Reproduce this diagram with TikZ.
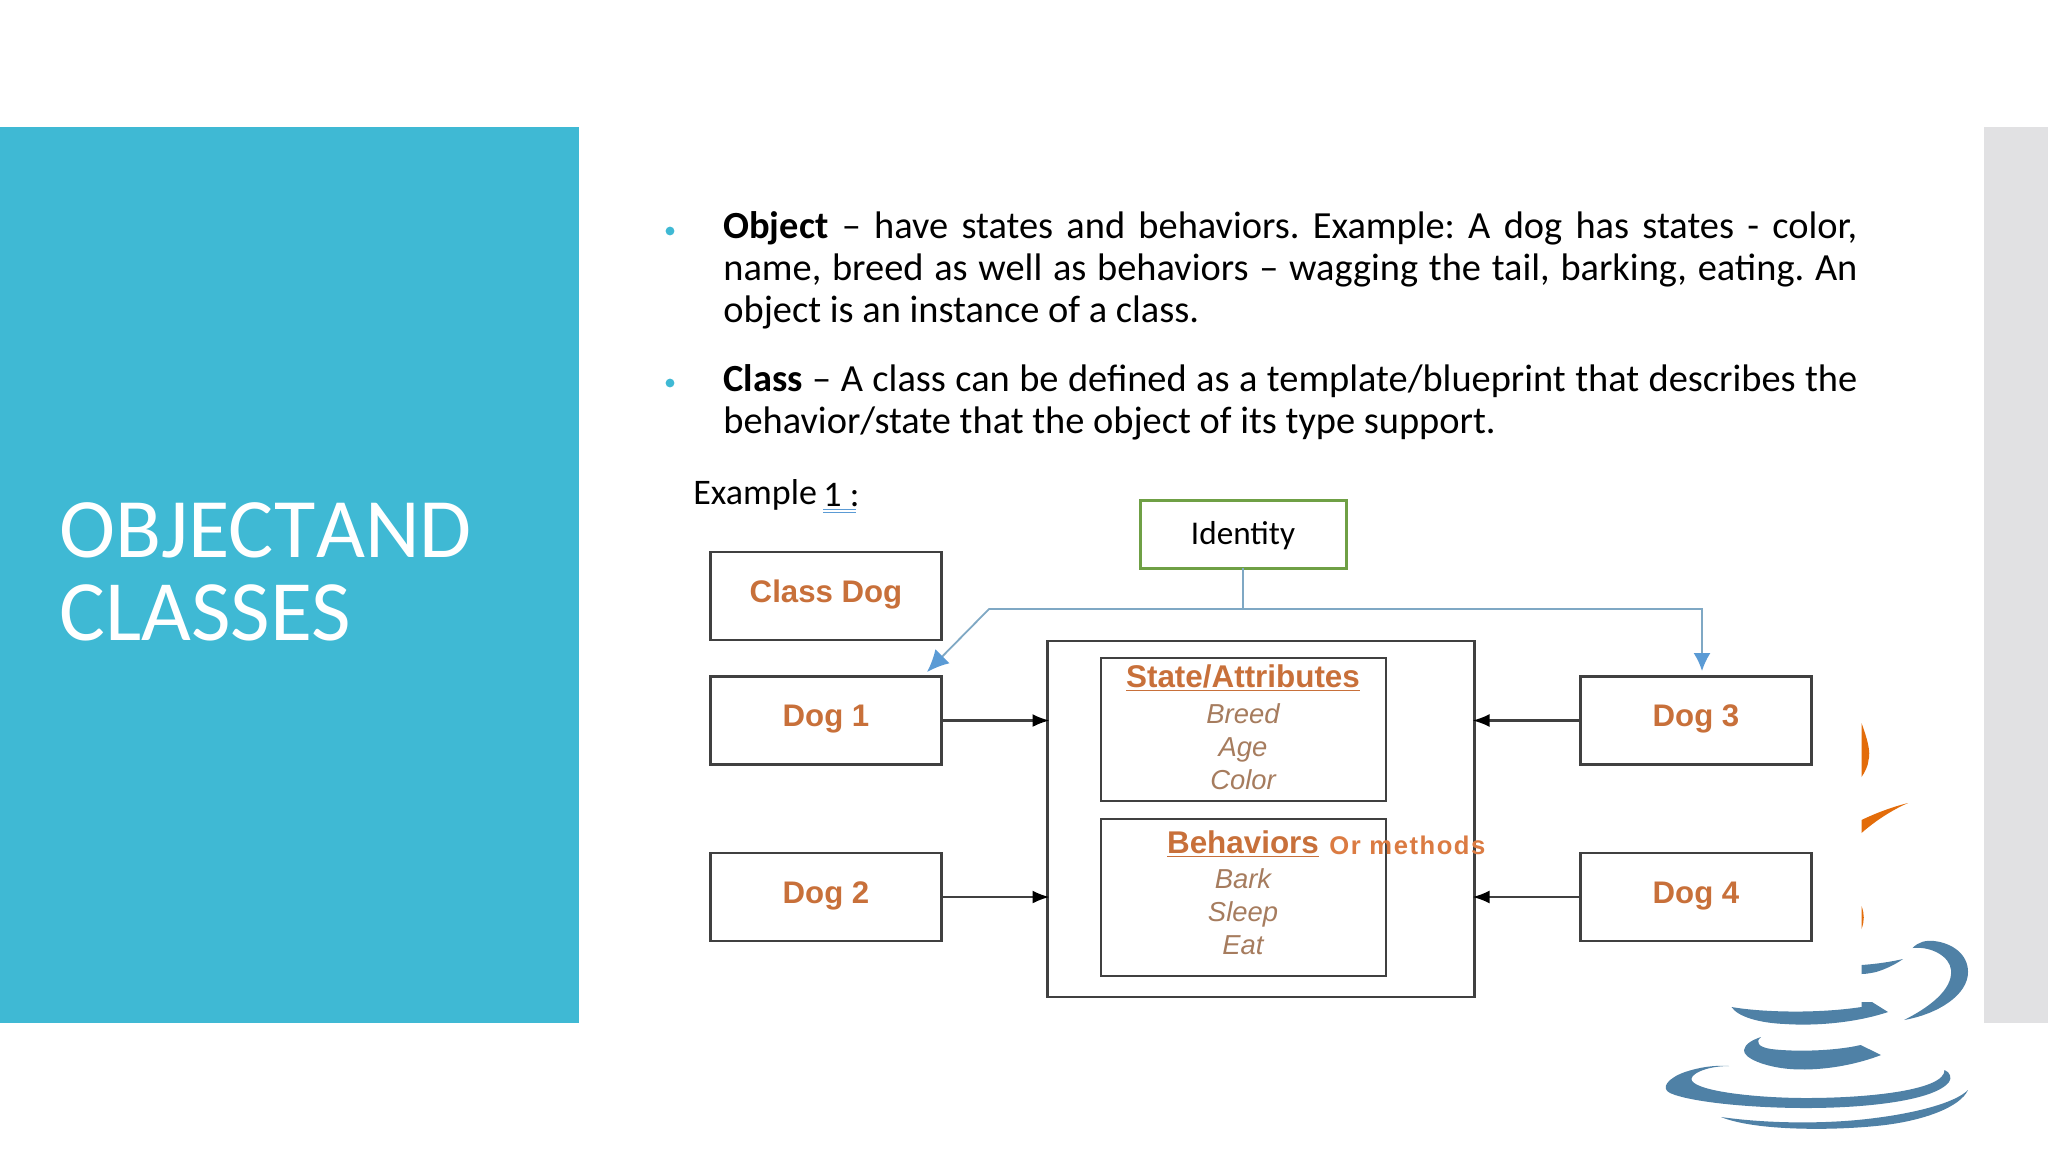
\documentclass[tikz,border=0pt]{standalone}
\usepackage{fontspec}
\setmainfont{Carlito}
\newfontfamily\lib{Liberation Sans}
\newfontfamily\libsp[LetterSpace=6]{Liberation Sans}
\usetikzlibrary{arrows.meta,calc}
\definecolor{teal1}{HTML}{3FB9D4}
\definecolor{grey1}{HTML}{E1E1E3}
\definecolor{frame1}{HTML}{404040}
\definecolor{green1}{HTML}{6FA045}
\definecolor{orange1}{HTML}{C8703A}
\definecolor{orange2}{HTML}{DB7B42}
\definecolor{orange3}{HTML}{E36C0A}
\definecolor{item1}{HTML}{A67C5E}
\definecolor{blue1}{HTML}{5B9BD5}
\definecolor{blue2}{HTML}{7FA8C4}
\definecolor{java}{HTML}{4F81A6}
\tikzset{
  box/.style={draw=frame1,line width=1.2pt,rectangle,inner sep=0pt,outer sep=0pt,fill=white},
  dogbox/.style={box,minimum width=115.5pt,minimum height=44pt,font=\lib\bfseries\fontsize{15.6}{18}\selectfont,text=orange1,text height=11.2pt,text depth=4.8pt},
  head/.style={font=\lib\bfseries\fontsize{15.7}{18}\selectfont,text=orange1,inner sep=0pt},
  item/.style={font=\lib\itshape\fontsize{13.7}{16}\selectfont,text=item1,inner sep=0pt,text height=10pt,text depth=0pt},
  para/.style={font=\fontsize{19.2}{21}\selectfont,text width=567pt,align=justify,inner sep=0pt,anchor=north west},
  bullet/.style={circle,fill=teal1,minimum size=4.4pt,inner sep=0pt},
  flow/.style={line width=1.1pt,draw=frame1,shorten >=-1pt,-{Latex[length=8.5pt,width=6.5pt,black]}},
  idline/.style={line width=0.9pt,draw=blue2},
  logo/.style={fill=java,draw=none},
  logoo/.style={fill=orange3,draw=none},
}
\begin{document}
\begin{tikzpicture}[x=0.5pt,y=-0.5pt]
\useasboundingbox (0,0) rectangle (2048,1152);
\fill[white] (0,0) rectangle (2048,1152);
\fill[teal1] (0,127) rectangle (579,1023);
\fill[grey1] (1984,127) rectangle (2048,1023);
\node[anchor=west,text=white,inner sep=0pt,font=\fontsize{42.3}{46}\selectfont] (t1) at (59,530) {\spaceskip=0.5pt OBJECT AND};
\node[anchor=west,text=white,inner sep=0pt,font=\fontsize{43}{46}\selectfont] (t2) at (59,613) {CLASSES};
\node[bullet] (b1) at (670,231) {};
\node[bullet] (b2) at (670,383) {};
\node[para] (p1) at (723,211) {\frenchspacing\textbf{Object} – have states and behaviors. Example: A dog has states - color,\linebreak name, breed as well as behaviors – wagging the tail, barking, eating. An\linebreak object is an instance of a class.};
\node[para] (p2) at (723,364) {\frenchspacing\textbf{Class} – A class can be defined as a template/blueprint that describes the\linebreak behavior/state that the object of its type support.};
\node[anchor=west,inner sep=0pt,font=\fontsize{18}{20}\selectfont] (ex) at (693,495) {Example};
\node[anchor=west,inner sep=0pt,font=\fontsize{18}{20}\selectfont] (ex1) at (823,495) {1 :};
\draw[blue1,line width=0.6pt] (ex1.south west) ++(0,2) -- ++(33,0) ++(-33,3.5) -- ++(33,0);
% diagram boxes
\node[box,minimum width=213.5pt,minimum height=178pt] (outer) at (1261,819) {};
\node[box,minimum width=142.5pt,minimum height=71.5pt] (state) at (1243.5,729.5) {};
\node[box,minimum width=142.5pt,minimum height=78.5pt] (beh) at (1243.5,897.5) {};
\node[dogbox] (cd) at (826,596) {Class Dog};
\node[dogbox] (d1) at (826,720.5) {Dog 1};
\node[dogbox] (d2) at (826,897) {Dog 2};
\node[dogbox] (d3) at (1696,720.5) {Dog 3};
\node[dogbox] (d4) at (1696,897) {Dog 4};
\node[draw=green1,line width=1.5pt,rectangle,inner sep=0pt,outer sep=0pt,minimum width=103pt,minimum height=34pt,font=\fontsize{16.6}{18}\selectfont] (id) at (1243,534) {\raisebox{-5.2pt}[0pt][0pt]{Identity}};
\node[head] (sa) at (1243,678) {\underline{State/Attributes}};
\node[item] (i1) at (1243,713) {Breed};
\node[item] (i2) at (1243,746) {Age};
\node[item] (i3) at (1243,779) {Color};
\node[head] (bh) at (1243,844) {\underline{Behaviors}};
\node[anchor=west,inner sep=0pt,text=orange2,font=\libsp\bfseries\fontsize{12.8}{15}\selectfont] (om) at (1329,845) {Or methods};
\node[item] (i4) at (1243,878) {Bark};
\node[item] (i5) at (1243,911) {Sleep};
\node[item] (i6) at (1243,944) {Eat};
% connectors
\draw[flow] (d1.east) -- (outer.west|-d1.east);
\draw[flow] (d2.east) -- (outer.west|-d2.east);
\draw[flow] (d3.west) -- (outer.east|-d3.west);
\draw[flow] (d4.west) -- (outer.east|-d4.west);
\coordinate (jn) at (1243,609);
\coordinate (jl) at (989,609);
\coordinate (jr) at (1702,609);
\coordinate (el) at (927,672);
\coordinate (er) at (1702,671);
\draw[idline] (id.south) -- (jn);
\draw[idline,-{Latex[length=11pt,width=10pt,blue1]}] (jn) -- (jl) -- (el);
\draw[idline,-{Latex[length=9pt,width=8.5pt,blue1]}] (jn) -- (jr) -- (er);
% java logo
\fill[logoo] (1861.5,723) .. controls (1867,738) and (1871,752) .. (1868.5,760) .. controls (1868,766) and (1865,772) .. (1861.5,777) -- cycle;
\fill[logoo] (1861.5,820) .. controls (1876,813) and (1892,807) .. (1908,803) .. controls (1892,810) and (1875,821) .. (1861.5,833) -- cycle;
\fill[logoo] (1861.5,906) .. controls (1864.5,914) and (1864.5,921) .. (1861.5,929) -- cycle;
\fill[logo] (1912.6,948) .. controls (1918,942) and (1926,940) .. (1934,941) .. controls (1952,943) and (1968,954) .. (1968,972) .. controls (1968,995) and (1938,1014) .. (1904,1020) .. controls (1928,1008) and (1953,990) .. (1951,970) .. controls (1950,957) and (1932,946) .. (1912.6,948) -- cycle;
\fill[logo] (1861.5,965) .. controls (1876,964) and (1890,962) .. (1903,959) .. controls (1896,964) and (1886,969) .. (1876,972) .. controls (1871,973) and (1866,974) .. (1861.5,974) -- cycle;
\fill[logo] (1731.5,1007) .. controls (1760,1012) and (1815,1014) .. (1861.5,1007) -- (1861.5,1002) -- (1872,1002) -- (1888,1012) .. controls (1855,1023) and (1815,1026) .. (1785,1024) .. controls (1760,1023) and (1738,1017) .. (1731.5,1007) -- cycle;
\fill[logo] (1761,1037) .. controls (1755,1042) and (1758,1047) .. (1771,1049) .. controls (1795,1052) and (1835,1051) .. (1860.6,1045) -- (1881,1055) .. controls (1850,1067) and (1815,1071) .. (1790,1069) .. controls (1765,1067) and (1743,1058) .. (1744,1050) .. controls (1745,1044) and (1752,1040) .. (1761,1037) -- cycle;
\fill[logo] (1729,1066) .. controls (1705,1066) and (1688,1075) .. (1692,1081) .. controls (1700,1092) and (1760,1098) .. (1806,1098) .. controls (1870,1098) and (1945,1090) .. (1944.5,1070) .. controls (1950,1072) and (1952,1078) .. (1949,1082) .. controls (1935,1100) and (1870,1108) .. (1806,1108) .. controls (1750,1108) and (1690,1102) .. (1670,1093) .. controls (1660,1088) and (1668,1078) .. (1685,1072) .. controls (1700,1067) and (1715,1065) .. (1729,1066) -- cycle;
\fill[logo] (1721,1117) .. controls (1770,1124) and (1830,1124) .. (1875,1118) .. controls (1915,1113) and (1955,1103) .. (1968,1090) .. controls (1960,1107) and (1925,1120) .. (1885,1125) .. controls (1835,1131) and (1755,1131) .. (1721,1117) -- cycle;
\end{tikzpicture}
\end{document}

-*-*-

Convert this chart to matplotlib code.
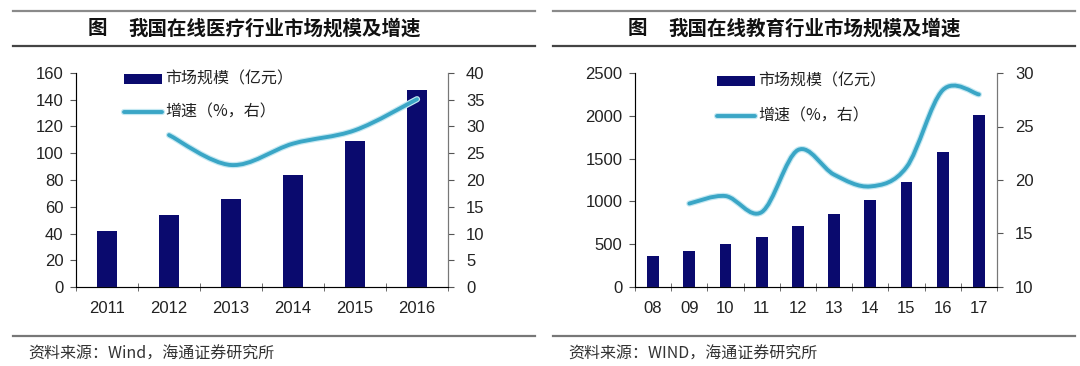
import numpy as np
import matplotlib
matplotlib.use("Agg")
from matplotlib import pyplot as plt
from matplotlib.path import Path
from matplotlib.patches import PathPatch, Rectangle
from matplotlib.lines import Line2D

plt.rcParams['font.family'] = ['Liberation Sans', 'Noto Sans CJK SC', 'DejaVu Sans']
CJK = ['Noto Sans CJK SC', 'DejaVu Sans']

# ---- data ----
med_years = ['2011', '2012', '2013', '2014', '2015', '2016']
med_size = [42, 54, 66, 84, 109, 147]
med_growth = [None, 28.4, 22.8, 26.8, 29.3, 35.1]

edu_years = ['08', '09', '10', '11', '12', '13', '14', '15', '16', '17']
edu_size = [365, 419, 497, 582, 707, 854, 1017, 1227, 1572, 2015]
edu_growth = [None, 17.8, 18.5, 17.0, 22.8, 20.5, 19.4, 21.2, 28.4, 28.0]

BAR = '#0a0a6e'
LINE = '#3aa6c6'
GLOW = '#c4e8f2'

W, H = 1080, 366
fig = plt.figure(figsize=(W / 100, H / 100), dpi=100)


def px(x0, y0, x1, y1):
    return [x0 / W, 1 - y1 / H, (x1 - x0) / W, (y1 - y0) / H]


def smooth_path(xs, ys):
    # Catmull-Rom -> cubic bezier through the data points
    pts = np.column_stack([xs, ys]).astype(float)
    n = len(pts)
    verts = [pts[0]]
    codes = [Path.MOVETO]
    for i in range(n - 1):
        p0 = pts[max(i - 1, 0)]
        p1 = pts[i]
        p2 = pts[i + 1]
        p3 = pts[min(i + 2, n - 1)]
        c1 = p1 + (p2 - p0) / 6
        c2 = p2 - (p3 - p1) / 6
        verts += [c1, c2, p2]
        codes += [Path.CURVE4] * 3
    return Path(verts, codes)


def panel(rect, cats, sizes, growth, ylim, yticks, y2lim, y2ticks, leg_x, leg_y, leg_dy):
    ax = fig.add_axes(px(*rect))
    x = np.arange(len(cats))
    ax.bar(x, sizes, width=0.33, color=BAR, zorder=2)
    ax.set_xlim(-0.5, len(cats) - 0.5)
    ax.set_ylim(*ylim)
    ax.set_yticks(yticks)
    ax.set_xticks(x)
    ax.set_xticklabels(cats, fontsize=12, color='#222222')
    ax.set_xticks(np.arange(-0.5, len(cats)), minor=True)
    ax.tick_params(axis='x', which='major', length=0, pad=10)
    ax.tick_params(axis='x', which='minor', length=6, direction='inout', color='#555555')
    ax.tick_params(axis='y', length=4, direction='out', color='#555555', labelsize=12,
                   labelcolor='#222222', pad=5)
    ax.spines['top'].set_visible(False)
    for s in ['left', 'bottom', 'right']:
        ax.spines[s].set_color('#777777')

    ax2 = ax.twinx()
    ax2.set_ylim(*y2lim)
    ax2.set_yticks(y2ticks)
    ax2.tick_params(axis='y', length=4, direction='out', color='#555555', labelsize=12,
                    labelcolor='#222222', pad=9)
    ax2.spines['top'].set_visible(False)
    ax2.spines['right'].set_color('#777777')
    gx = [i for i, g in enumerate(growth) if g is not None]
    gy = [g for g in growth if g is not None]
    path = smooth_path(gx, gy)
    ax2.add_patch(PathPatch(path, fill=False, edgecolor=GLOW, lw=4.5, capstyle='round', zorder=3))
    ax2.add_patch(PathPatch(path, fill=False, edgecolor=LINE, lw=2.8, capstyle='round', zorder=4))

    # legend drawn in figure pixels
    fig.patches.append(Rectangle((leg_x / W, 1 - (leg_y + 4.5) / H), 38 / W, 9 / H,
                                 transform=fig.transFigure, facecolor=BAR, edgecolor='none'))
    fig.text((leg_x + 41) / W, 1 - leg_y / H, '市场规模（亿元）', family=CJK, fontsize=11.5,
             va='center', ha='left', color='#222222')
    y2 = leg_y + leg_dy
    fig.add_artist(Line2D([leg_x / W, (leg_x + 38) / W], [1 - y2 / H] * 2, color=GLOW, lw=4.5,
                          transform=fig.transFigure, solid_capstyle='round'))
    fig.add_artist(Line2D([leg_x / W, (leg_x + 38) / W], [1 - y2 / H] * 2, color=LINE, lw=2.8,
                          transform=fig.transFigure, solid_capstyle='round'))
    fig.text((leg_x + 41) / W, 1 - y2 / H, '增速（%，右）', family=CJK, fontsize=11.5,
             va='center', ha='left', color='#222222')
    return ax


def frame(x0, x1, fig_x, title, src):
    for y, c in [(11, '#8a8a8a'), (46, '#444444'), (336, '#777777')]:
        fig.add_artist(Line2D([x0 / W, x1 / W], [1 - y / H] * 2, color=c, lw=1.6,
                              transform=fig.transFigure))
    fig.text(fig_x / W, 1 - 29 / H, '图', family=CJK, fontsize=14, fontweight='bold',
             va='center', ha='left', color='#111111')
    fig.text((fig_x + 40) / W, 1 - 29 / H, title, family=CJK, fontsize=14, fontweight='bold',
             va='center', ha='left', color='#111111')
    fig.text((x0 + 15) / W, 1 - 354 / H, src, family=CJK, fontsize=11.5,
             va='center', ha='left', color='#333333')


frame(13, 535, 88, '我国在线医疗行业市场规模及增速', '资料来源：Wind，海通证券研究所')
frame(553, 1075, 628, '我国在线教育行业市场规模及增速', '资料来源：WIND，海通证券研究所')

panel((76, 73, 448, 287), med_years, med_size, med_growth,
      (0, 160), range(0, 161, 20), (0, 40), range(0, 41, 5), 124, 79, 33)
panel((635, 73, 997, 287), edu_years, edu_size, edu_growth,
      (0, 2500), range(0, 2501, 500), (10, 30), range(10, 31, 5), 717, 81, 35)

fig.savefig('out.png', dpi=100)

-*-*-

**WORK TO COMPLETE**
Repeat only the lines running from "Convert this chart to matplotlib code." to "return Path(verts, codes)", ends included, and leave the pictures out.

**THE ANSWER**
Convert this chart to matplotlib code.
import numpy as np
import matplotlib
matplotlib.use("Agg")
from matplotlib import pyplot as plt
from matplotlib.path import Path
from matplotlib.patches import PathPatch, Rectangle
from matplotlib.lines import Line2D

plt.rcParams['font.family'] = ['Liberation Sans', 'Noto Sans CJK SC', 'DejaVu Sans']
CJK = ['Noto Sans CJK SC', 'DejaVu Sans']

# ---- data ----
med_years = ['2011', '2012', '2013', '2014', '2015', '2016']
med_size = [42, 54, 66, 84, 109, 147]
med_growth = [None, 28.4, 22.8, 26.8, 29.3, 35.1]

edu_years = ['08', '09', '10', '11', '12', '13', '14', '15', '16', '17']
edu_size = [365, 419, 497, 582, 707, 854, 1017, 1227, 1572, 2015]
edu_growth = [None, 17.8, 18.5, 17.0, 22.8, 20.5, 19.4, 21.2, 28.4, 28.0]

BAR = '#0a0a6e'
LINE = '#3aa6c6'
GLOW = '#c4e8f2'

W, H = 1080, 366
fig = plt.figure(figsize=(W / 100, H / 100), dpi=100)


def px(x0, y0, x1, y1):
    return [x0 / W, 1 - y1 / H, (x1 - x0) / W, (y1 - y0) / H]


def smooth_path(xs, ys):
    # Catmull-Rom -> cubic bezier through the data points
    pts = np.column_stack([xs, ys]).astype(float)
    n = len(pts)
    verts = [pts[0]]
    codes = [Path.MOVETO]
    for i in range(n - 1):
        p0 = pts[max(i - 1, 0)]
        p1 = pts[i]
        p2 = pts[i + 1]
        p3 = pts[min(i + 2, n - 1)]
        c1 = p1 + (p2 - p0) / 6
        c2 = p2 - (p3 - p1) / 6
        verts += [c1, c2, p2]
        codes += [Path.CURVE4] * 3
    return Path(verts, codes)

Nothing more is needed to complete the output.